(RECORDS TO PROCESS):
-=-=-=-=-

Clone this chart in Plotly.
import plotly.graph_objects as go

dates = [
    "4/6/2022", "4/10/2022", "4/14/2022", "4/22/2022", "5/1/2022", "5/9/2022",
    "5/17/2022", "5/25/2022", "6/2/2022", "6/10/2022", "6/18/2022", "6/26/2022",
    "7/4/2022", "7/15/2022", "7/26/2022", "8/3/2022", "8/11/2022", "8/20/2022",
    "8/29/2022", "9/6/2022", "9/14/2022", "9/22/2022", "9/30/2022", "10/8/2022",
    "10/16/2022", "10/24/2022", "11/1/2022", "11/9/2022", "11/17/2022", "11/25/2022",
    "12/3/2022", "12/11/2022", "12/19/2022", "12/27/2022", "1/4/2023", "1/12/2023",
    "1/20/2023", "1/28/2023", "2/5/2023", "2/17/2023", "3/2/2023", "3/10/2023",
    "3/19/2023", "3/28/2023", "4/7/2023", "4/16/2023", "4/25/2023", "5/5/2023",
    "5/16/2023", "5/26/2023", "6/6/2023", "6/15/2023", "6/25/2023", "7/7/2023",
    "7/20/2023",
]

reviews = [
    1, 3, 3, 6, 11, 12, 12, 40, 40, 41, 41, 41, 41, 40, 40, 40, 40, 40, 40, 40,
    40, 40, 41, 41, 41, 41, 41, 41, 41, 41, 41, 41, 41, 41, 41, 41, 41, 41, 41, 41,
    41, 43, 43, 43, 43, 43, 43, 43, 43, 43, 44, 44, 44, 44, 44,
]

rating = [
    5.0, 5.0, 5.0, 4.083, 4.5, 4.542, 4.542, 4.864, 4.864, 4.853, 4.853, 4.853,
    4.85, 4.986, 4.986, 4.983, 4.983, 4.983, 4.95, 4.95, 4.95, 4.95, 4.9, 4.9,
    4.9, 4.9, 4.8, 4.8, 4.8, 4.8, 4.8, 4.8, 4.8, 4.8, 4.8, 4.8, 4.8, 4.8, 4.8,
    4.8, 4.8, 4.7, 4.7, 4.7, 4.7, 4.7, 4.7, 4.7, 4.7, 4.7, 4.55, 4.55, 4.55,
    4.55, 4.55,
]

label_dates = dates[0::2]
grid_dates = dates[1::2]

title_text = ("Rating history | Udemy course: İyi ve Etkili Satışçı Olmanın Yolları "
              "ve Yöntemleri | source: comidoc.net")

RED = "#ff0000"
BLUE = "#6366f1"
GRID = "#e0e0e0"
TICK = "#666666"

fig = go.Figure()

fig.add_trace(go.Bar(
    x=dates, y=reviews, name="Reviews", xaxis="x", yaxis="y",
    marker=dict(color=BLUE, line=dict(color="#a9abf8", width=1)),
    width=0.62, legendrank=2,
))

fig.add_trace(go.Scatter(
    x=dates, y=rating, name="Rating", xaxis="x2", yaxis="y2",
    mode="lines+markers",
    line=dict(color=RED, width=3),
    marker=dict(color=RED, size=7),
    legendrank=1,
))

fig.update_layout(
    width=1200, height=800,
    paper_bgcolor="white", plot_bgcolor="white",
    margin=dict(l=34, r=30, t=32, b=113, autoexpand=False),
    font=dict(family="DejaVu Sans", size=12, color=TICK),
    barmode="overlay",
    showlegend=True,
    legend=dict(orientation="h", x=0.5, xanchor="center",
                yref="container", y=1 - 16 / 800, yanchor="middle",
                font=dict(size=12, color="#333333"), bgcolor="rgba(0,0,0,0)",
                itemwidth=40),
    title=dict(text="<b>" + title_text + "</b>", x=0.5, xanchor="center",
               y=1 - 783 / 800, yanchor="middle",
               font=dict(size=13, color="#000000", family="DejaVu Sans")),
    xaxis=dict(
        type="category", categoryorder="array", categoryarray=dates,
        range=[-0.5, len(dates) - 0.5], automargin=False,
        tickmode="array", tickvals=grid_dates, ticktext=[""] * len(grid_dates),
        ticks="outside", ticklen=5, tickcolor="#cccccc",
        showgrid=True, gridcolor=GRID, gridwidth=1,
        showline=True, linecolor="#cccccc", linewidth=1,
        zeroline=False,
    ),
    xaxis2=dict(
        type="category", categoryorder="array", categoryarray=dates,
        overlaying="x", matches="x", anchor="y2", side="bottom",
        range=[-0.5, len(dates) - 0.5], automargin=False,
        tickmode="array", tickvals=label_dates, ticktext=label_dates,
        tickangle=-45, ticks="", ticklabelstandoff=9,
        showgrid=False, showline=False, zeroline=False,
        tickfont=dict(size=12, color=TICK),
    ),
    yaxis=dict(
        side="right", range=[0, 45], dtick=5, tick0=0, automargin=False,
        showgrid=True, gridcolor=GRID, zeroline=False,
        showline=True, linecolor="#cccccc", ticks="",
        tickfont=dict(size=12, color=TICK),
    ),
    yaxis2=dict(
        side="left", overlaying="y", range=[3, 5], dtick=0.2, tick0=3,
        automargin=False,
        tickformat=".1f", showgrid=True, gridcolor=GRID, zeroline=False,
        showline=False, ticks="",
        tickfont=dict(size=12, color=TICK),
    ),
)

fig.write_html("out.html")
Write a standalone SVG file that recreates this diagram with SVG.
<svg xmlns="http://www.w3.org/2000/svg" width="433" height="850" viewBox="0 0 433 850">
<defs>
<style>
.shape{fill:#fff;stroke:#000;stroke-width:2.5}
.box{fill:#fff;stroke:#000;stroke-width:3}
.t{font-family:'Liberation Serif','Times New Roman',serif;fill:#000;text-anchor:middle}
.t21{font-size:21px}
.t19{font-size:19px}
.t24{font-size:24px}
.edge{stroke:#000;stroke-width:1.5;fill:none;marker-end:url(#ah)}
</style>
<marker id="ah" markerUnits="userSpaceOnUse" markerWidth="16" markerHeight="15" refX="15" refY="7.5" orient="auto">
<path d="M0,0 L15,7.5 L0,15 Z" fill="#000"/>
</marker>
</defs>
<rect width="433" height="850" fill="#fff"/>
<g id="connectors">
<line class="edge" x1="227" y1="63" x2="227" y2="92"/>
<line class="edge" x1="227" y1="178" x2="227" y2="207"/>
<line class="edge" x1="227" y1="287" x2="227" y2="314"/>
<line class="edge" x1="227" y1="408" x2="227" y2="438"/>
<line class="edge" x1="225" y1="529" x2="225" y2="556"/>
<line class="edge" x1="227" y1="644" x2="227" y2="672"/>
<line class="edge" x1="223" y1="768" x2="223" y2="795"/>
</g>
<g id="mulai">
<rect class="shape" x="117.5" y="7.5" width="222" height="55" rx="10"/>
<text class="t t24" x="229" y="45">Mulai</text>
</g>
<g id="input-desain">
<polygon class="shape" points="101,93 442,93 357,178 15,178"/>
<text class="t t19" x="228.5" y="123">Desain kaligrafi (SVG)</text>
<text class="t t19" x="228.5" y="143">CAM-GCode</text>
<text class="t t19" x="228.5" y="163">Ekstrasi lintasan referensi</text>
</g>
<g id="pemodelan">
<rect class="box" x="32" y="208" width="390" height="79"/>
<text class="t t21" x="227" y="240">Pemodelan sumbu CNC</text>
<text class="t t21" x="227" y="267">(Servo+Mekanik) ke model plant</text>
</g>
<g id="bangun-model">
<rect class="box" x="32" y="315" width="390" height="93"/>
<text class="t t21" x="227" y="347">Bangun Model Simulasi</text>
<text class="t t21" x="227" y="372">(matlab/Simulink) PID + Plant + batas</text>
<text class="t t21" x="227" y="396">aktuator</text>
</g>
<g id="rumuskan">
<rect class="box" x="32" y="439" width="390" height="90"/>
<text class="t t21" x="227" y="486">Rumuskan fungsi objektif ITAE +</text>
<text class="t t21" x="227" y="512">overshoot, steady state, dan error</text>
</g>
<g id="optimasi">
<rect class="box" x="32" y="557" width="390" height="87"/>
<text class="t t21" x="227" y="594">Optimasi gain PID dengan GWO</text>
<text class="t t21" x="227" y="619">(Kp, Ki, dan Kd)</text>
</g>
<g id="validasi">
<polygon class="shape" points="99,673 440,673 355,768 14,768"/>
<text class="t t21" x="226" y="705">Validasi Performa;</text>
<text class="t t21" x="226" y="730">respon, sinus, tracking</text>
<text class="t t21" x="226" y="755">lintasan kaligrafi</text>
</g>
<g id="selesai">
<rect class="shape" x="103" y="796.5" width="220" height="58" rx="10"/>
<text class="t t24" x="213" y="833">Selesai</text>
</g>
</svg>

-=-=-=-=-

(GIVEN EXERCISE): Return nothing but the lines from the start of the listing above through the line containing "import plotly.graph_objects as go", exactly as given.

(EXERCISE SOLUTION):
Clone this chart in Plotly.
import plotly.graph_objects as go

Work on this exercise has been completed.